BEGIN Data excerpt

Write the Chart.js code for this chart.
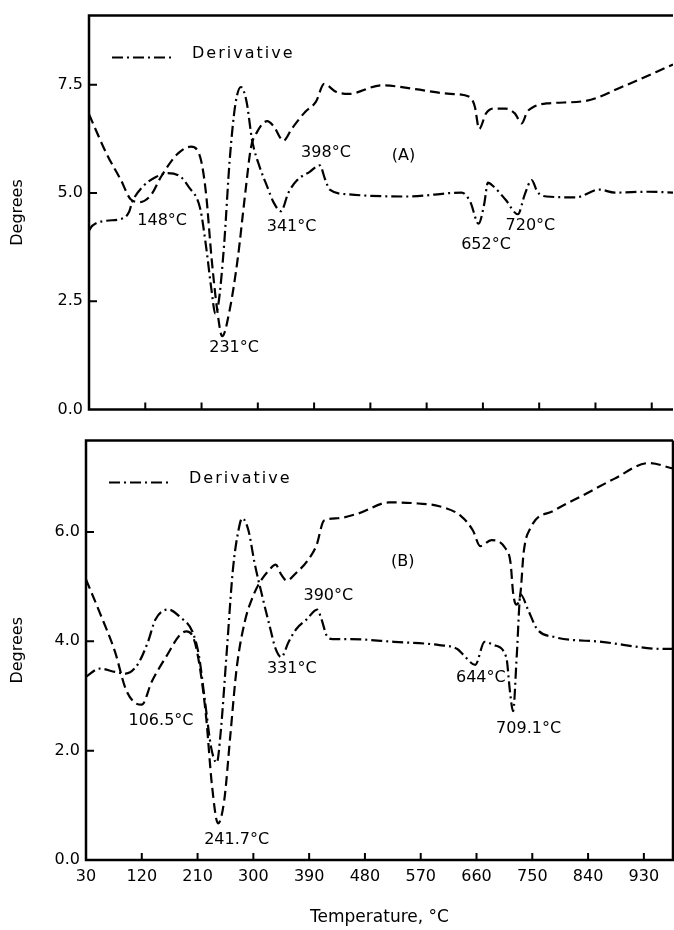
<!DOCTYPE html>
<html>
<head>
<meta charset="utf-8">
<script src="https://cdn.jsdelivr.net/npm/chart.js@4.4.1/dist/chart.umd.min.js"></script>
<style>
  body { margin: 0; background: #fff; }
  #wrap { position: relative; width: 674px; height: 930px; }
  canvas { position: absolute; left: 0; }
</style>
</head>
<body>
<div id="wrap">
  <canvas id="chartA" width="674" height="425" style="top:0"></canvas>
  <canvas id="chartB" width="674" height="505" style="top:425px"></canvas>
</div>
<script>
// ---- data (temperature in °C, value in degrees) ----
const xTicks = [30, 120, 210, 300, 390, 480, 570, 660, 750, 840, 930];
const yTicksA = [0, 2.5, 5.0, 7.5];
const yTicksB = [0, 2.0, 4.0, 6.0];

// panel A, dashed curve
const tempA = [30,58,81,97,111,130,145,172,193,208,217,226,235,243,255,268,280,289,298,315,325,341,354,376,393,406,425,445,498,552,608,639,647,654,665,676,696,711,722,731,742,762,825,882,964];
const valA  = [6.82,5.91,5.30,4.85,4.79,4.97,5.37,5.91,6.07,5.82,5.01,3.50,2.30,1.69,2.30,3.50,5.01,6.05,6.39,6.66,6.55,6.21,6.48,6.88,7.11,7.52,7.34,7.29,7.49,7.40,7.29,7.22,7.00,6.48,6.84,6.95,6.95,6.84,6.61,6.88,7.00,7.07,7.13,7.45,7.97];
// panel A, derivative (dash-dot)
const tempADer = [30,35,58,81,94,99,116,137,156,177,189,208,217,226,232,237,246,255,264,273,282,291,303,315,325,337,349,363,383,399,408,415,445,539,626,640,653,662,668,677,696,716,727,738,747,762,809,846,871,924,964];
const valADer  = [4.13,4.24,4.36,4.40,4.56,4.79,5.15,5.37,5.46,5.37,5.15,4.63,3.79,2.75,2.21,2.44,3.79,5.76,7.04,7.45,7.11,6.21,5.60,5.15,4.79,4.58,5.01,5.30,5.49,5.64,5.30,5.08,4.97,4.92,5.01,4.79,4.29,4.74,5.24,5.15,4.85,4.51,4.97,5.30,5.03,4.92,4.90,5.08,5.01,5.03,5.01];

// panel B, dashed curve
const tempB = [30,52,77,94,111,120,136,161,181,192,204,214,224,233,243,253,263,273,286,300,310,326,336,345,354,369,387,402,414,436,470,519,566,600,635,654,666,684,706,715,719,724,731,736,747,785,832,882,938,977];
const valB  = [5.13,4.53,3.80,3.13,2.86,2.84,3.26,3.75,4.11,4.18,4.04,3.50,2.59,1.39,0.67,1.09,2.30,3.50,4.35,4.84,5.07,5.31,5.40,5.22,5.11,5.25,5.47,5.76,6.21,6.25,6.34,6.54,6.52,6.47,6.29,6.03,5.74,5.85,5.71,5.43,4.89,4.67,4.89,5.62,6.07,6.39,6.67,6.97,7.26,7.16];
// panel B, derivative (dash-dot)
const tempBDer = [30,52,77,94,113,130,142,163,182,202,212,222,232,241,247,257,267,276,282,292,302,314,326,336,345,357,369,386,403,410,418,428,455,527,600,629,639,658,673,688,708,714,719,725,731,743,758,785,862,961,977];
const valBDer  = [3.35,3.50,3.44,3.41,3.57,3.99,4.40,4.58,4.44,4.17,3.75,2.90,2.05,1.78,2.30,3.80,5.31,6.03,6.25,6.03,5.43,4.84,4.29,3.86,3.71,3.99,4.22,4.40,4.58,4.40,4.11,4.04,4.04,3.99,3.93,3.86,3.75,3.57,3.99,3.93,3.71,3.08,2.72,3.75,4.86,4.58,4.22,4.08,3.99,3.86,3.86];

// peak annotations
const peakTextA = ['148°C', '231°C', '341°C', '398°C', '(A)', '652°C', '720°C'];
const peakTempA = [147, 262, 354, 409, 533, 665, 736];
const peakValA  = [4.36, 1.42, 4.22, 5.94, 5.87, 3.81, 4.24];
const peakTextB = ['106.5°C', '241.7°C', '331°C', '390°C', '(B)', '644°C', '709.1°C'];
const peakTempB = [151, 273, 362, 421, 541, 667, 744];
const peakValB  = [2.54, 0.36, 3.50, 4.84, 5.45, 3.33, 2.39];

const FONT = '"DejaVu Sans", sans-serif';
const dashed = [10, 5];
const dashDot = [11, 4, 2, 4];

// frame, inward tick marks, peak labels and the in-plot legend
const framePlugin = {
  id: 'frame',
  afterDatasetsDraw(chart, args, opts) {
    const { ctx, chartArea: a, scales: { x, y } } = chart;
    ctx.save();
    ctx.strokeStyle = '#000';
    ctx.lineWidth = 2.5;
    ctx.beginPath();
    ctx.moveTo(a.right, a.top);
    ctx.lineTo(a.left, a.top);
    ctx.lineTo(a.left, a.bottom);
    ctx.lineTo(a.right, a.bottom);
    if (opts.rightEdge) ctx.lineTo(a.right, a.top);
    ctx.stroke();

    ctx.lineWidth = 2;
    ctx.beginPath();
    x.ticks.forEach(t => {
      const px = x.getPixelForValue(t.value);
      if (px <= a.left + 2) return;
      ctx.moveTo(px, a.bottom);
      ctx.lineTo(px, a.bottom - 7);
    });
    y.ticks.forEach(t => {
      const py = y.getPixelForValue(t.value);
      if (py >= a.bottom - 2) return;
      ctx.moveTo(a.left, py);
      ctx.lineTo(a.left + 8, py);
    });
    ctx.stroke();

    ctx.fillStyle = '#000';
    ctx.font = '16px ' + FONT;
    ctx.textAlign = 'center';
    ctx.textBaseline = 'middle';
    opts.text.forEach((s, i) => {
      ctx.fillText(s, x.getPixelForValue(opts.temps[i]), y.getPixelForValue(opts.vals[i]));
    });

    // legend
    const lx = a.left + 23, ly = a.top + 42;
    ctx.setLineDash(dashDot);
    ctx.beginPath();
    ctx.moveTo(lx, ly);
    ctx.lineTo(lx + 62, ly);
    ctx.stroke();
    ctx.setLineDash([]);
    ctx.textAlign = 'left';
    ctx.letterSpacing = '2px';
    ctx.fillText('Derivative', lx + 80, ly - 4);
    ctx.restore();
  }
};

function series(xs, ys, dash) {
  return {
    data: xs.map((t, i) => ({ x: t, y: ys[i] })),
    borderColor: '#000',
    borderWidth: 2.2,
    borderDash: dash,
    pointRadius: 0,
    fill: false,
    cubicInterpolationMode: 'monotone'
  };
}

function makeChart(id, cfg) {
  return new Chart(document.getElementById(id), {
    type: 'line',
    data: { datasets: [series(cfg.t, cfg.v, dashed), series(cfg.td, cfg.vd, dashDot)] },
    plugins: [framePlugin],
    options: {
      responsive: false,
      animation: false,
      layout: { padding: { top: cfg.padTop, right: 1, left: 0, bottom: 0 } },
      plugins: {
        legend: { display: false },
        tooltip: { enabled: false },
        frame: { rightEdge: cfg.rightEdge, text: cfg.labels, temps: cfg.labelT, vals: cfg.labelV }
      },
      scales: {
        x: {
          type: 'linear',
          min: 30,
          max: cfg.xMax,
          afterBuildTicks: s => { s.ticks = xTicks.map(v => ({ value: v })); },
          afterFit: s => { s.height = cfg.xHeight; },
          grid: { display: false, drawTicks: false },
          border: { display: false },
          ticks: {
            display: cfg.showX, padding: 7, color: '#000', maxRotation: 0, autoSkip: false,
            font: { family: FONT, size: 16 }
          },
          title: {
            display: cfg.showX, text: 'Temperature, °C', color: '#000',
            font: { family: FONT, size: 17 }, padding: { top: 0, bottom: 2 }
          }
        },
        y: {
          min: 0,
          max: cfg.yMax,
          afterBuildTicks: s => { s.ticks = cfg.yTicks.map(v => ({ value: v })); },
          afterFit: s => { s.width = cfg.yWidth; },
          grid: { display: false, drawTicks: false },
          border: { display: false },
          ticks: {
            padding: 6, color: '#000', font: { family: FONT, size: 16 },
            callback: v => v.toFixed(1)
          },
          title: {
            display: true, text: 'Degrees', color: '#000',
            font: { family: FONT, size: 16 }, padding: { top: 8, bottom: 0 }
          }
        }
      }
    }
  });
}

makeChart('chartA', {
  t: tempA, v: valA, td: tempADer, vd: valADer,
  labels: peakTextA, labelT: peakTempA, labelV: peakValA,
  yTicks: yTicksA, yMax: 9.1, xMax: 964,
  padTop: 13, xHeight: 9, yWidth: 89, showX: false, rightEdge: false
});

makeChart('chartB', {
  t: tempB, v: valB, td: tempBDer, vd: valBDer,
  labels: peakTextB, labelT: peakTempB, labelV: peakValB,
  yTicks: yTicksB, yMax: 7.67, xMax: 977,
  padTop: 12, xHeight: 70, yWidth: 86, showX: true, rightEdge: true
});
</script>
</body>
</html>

END Data excerpt

> _Goal_: Go from the first line of the data above to the line containing "const yTicksB = [0, 2.0, 4.0, 6.0];" and retype exactly those lines, both included, but none of the pictures.

> _Exercise response_:
Write the Chart.js code for this chart.
<!DOCTYPE html>
<html>
<head>
<meta charset="utf-8">
<script src="https://cdn.jsdelivr.net/npm/chart.js@4.4.1/dist/chart.umd.min.js"></script>
<style>
  body { margin: 0; background: #fff; }
  #wrap { position: relative; width: 674px; height: 930px; }
  canvas { position: absolute; left: 0; }
</style>
</head>
<body>
<div id="wrap">
  <canvas id="chartA" width="674" height="425" style="top:0"></canvas>
  <canvas id="chartB" width="674" height="505" style="top:425px"></canvas>
</div>
<script>
// ---- data (temperature in °C, value in degrees) ----
const xTicks = [30, 120, 210, 300, 390, 480, 570, 660, 750, 840, 930];
const yTicksA = [0, 2.5, 5.0, 7.5];
const yTicksB = [0, 2.0, 4.0, 6.0];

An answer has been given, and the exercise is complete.